I need to parse a file that contains conditional statements, sometimes nested inside one another.

I have a file that stores configuration data but the configuration data is slightly different depending on user defined options. I can deal with the conditional statements, they're all just booleans with no operations but I don't know how to recursively evaluate the nested conditionals. For instance, a piece of the file might look like:

...
#if CELSIUS
    #if FROM_KELVIN ; this is a comment about converting kelvin to celsius.
        temp_conversion = 1, 273
    #else
        temp_conversion = 0.556, -32
    #endif
#else
    #if FROM_KELVIN
        temp_conversion = 1.8, -255.3
    #else
        temp_conversion = 1.8, 17.778
    #endif
#endif
...

... Also, some conditionals don't have an #else statement, just #if CONDITION statement(s) #endif.

I realize that this could be easy if the file were just written in XML or something else with a nice parser to begin with, but this is what I have to work with so I'm wondering if there's any relatively simple way to parse this file. It's similar to parenthesis matching so I imagine there would be some module for it but I haven't found anything.

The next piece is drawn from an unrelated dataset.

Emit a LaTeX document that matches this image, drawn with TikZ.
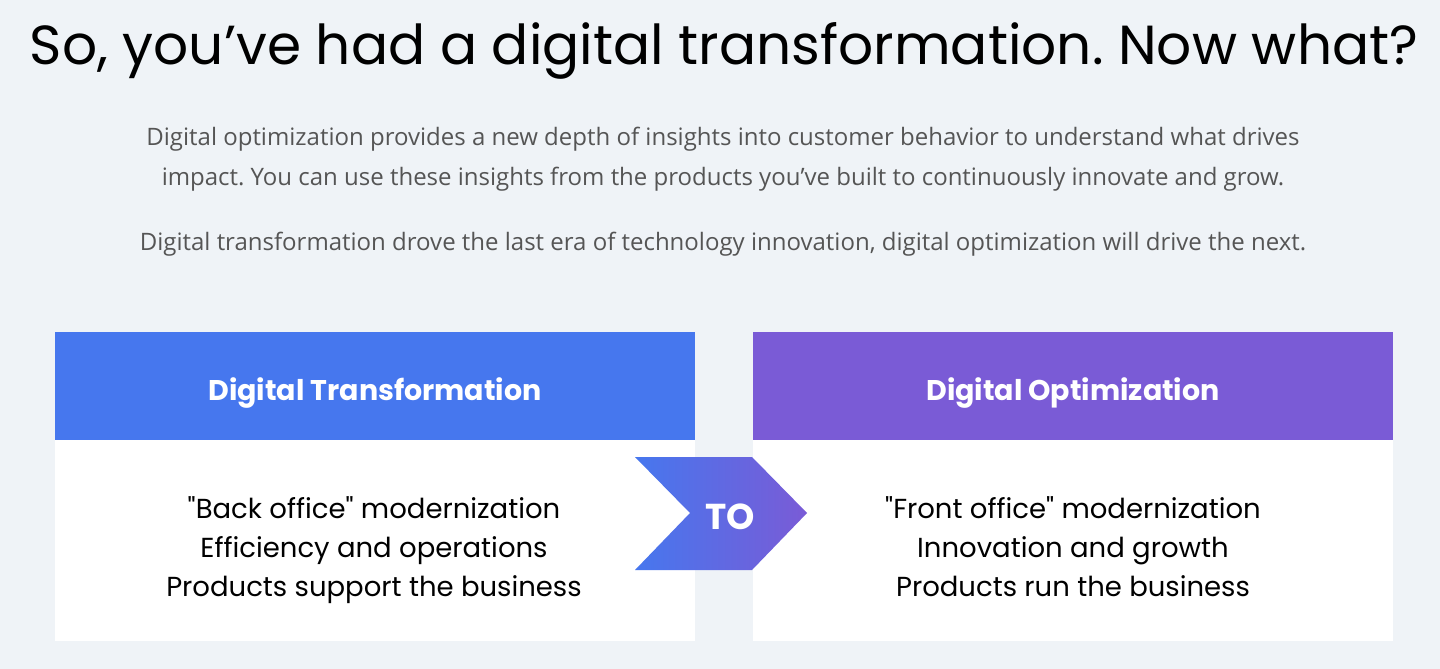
\documentclass[tikz,border=0pt]{standalone}
\usepackage{fontspec}
\setmainfont{Open Sans}
\newfontfamily\headfont{Poppins}
\usepackage{xcolor}
\definecolor{pagebg}{HTML}{EFF3F7}
\definecolor{dtblue}{HTML}{4677EE}
\definecolor{dopurple}{HTML}{7A5BD6}
\definecolor{paragray}{HTML}{555555}
\frenchspacing

\begin{document}
\begin{tikzpicture}[x=1pt,y=-1pt,
  title/.style={anchor=base,inner sep=0pt,font=\headfont\fontsize{55}{60}\selectfont},
  para/.style={anchor=base,inner sep=0pt,text=paragray,font=\fontsize{24}{28}\selectfont},
  hdr/.style={anchor=north west,inner sep=0pt,minimum width=640pt,minimum height=108pt},
  hdrtxt/.style={anchor=base,inner sep=0pt,text=white,font=\headfont\fontsize{28.5}{34}\selectfont\bfseries},
  card/.style={anchor=north west,inner sep=0pt,minimum width=640pt,minimum height=201pt,fill=white},
  cardtxt/.style={anchor=base,inner sep=0pt,font=\headfont\fontsize{27.5}{32}\selectfont}]
  \fill[pagebg] (0,0) rectangle (1440,669);
  \node[title] (title) at (724,65) {So, you’ve had a digital transformation. Now what?};
  % intro text
  \node[para] (p1) at (723,145) {Digital optimization provides a new depth of insights into customer behavior to understand what drives};
  \node[para] (p2) at (723,185) {impact. You can use these insights from the products you’ve built to continuously innovate and grow.};
  \node[para] (p3) at (723,250) {Digital transformation drove the last era of technology innovation, digital optimization will drive the next.};
  % left column
  \node[hdr,fill=dtblue] (dthead) at (55,332) {};
  \node[hdrtxt] (dtname) at (375,400) {Digital Transformation};
  \node[card] (dtcard) at (55,440) {};
  \node[cardtxt] (dt1) at (374,518) {"Back office" modernization};
  \node[cardtxt] (dt2) at (374,557) {Efficiency and operations};
  \node[cardtxt] (dt3) at (374,596) {Products support the business};
  % right column
  \node[hdr,fill=dopurple] (dohead) at (753,332) {};
  \node[hdrtxt] (doname) at (1073,400) {Digital Optimization};
  \node[card] (docard) at (753,440) {};
  \node[cardtxt] (do1) at (1073,518) {"Front office" modernization};
  \node[cardtxt] (do2) at (1073,557) {Innovation and growth};
  \node[cardtxt] (do3) at (1073,596) {Products run the business};
  % chevron
  \shade[left color=dtblue,right color=dopurple]
    (635,457) -- (752,457) -- (807,513) -- (752,570) -- (635,570) -- (690,513) -- cycle;
  \node[inner sep=0pt,text=white,font=\headfont\fontsize{36}{40}\selectfont\bfseries] (to) at (730,517) {TO};
\end{tikzpicture}
\end{document}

I'm working in python but I can switch for this function if it's easier to solve this in another language.


Solution

  • Since all of the conditions are binary and I know the values of all of them in advance (no need to evaluate them in order in order like a programming language), i was able to do it with a regular expression. This works better for me. It finds the lowest level conditionals (ones with no nested conditions), evaluates them and replaces them with the correct contents. Then repeats for the higher level conditionals and so on.

    import re
    
    conditions = ['CELSIUS', 'FROM_KELVIN']
    
    def eval_conditional(matchobj):
        statement = matchobj.groups()[1].split('#else')
        statement.append('') # in case there was no else statement
        if matchobj.groups()[0] in conditions: return statement[0]
        else: return statement[1]
    
    def parse(text):
        pattern = r'#if\s*(\S*)\s*((?:.(?!#if|#endif))*.)#endif'
        regex = re.compile(pattern, re.DOTALL)
        while True:
            if not regex.search(text): break
            text = regex.sub(eval_conditional, text)
        return text
    
    if __name__ == '__main__':
        i = open('input.txt', 'r').readlines()
        g = ''.join([x.split(';')[0] for x in i if x.strip()])
        o = parse(g)
        open('output.txt', 'w').write(o)
    

    Given the input in the original post, it outputs:

    ...
            temp_conversion = 1, 273
    
    ...
    

    which is what I need. Thanks to everyone for their responses, I really appreciate the help!